I found a PDF of Arnold's Mechanics. I don't believe that theorem on page 100. It doesn't look right at all. What it says is::

For any duration $T$ (no matter how large) and for any precision $\epsilon$ (no matter how small), simply by choosing a small enough initial offset from equilibrium ($\delta$), the exact solution and linearised solution remain within $\delta \epsilon$. That can't be right.

The problem with the theorem as stated is that the smaller you make your initial offset $\delta$, so the smaller you make the allowable error $\delta \epsilon$.
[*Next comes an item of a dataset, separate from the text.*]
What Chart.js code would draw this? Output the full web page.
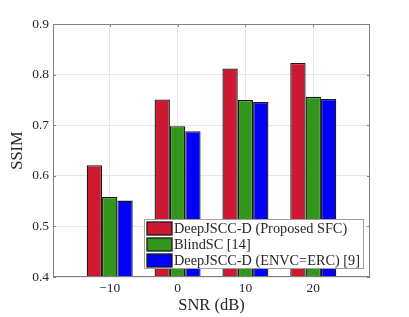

The loophole is that the sum of terms in the Taylor series such as $\frac{f''(x_0)x^2}{2} \dots$ needn't converge as $x^2$ for small $x$. That's why you need the derivatives to be bounded, not simply the Taylor series to converge.

PS And, of course, when you write:

\begin{align*}
\boldsymbol{F}(\mathbf{x}) = \boldsymbol{F}(\mathbf{x}_0) + \boldsymbol{J}(\mathbf{x}_0)(\mathbf{x} - \mathbf{x}_0) + O(\mathbf{x}^2)
\end{align*}

Then bounded derivatives are exactly what you are assuming.